'''

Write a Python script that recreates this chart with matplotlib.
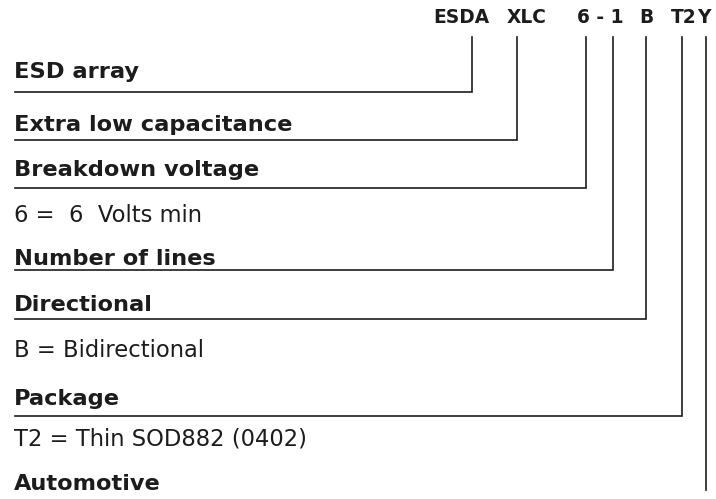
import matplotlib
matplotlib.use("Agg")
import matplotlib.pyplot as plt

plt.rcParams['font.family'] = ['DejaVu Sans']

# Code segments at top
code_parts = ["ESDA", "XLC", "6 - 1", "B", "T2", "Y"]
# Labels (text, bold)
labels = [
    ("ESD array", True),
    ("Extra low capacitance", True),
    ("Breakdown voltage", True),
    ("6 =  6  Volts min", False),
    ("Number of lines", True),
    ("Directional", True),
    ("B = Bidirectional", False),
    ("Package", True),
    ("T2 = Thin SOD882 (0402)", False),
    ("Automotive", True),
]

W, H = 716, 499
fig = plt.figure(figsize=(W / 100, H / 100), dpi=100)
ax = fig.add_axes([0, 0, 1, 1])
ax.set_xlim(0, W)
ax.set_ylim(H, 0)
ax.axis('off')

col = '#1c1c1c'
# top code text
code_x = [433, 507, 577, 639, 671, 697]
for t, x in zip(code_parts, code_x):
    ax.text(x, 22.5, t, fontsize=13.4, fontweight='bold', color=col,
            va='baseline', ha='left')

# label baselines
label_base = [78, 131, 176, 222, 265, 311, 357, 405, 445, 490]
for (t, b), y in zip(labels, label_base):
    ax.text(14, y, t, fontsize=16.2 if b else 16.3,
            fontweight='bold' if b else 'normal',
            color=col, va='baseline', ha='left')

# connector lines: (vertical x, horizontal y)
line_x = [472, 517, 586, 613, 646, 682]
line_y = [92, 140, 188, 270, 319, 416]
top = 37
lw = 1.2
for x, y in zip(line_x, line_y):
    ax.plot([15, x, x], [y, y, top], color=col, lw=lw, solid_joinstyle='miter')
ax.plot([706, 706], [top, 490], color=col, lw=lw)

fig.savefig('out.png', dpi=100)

'''

→ **The task**: Quote the data above in full and without alteration; skip the pictures.

→ **Exercise response**:
Write a Python script that recreates this chart with matplotlib.
import matplotlib
matplotlib.use("Agg")
import matplotlib.pyplot as plt

plt.rcParams['font.family'] = ['DejaVu Sans']

# Code segments at top
code_parts = ["ESDA", "XLC", "6 - 1", "B", "T2", "Y"]
# Labels (text, bold)
labels = [
    ("ESD array", True),
    ("Extra low capacitance", True),
    ("Breakdown voltage", True),
    ("6 =  6  Volts min", False),
    ("Number of lines", True),
    ("Directional", True),
    ("B = Bidirectional", False),
    ("Package", True),
    ("T2 = Thin SOD882 (0402)", False),
    ("Automotive", True),
]

W, H = 716, 499
fig = plt.figure(figsize=(W / 100, H / 100), dpi=100)
ax = fig.add_axes([0, 0, 1, 1])
ax.set_xlim(0, W)
ax.set_ylim(H, 0)
ax.axis('off')

col = '#1c1c1c'
# top code text
code_x = [433, 507, 577, 639, 671, 697]
for t, x in zip(code_parts, code_x):
    ax.text(x, 22.5, t, fontsize=13.4, fontweight='bold', color=col,
            va='baseline', ha='left')

# label baselines
label_base = [78, 131, 176, 222, 265, 311, 357, 405, 445, 490]
for (t, b), y in zip(labels, label_base):
    ax.text(14, y, t, fontsize=16.2 if b else 16.3,
            fontweight='bold' if b else 'normal',
            color=col, va='baseline', ha='left')

# connector lines: (vertical x, horizontal y)
line_x = [472, 517, 586, 613, 646, 682]
line_y = [92, 140, 188, 270, 319, 416]
top = 37
lw = 1.2
for x, y in zip(line_x, line_y):
    ax.plot([15, x, x], [y, y, top], color=col, lw=lw, solid_joinstyle='miter')
ax.plot([706, 706], [top, 490], color=col, lw=lw)

fig.savefig('out.png', dpi=100)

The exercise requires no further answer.